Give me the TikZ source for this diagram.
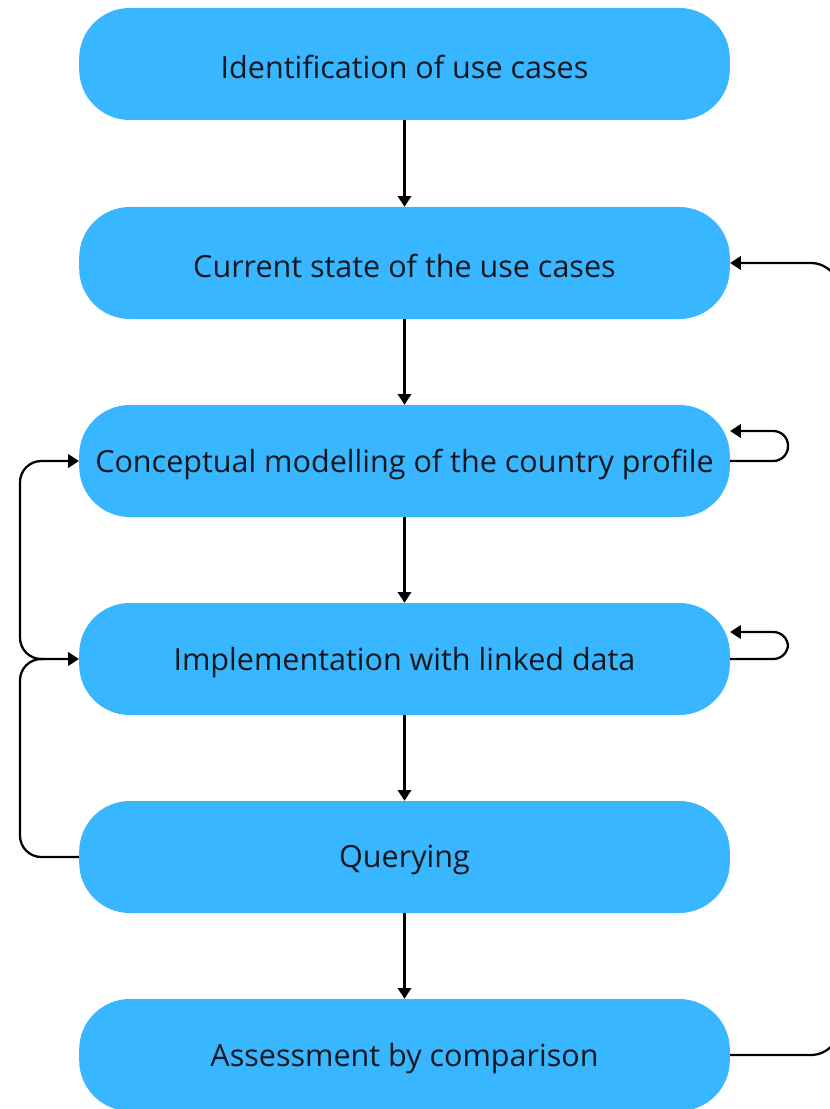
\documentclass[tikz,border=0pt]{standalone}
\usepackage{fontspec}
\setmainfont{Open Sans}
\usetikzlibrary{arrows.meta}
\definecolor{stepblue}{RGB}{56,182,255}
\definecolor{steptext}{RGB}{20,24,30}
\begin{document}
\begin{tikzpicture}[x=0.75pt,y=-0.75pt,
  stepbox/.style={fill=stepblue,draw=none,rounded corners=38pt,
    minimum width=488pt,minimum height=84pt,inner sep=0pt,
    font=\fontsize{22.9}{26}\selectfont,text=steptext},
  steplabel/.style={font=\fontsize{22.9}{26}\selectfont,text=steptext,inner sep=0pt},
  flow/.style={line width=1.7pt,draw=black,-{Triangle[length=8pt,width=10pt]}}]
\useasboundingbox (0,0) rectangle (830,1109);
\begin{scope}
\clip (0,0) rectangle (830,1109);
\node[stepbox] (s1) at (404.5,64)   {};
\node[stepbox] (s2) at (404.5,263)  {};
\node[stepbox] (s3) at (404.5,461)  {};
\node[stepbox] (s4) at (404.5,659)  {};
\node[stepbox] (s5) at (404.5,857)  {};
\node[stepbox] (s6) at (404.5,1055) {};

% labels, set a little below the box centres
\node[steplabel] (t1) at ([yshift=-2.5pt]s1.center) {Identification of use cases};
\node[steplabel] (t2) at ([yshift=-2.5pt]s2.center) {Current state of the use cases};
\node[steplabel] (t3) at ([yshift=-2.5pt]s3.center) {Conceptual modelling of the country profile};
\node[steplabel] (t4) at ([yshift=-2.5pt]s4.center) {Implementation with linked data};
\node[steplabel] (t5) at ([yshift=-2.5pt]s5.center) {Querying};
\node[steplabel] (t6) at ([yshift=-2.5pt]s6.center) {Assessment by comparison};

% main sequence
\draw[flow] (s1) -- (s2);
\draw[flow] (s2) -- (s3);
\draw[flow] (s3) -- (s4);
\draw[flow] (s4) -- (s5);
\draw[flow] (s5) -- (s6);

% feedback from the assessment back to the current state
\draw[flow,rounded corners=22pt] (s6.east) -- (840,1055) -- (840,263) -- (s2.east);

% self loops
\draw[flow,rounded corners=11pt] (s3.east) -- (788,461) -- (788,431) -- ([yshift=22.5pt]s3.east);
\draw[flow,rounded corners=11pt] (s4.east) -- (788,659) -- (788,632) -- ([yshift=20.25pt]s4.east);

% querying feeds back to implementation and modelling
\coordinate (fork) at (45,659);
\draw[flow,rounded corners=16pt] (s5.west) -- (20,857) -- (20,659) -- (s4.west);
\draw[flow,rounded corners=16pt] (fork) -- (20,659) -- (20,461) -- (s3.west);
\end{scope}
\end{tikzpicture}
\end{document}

■ TASK BRIEF ■
Transcribe exactly, with no pictures, the lines running from the first line of the material through the line holding "(840,263) -- (s2.east);".

■ EXERCISE RESPONSE ■
Give me the TikZ source for this diagram.
\documentclass[tikz,border=0pt]{standalone}
\usepackage{fontspec}
\setmainfont{Open Sans}
\usetikzlibrary{arrows.meta}
\definecolor{stepblue}{RGB}{56,182,255}
\definecolor{steptext}{RGB}{20,24,30}
\begin{document}
\begin{tikzpicture}[x=0.75pt,y=-0.75pt,
  stepbox/.style={fill=stepblue,draw=none,rounded corners=38pt,
    minimum width=488pt,minimum height=84pt,inner sep=0pt,
    font=\fontsize{22.9}{26}\selectfont,text=steptext},
  steplabel/.style={font=\fontsize{22.9}{26}\selectfont,text=steptext,inner sep=0pt},
  flow/.style={line width=1.7pt,draw=black,-{Triangle[length=8pt,width=10pt]}}]
\useasboundingbox (0,0) rectangle (830,1109);
\begin{scope}
\clip (0,0) rectangle (830,1109);
\node[stepbox] (s1) at (404.5,64)   {};
\node[stepbox] (s2) at (404.5,263)  {};
\node[stepbox] (s3) at (404.5,461)  {};
\node[stepbox] (s4) at (404.5,659)  {};
\node[stepbox] (s5) at (404.5,857)  {};
\node[stepbox] (s6) at (404.5,1055) {};

% labels, set a little below the box centres
\node[steplabel] (t1) at ([yshift=-2.5pt]s1.center) {Identification of use cases};
\node[steplabel] (t2) at ([yshift=-2.5pt]s2.center) {Current state of the use cases};
\node[steplabel] (t3) at ([yshift=-2.5pt]s3.center) {Conceptual modelling of the country profile};
\node[steplabel] (t4) at ([yshift=-2.5pt]s4.center) {Implementation with linked data};
\node[steplabel] (t5) at ([yshift=-2.5pt]s5.center) {Querying};
\node[steplabel] (t6) at ([yshift=-2.5pt]s6.center) {Assessment by comparison};

% main sequence
\draw[flow] (s1) -- (s2);
\draw[flow] (s2) -- (s3);
\draw[flow] (s3) -- (s4);
\draw[flow] (s4) -- (s5);
\draw[flow] (s5) -- (s6);

% feedback from the assessment back to the current state
\draw[flow,rounded corners=22pt] (s6.east) -- (840,1055) -- (840,263) -- (s2.east);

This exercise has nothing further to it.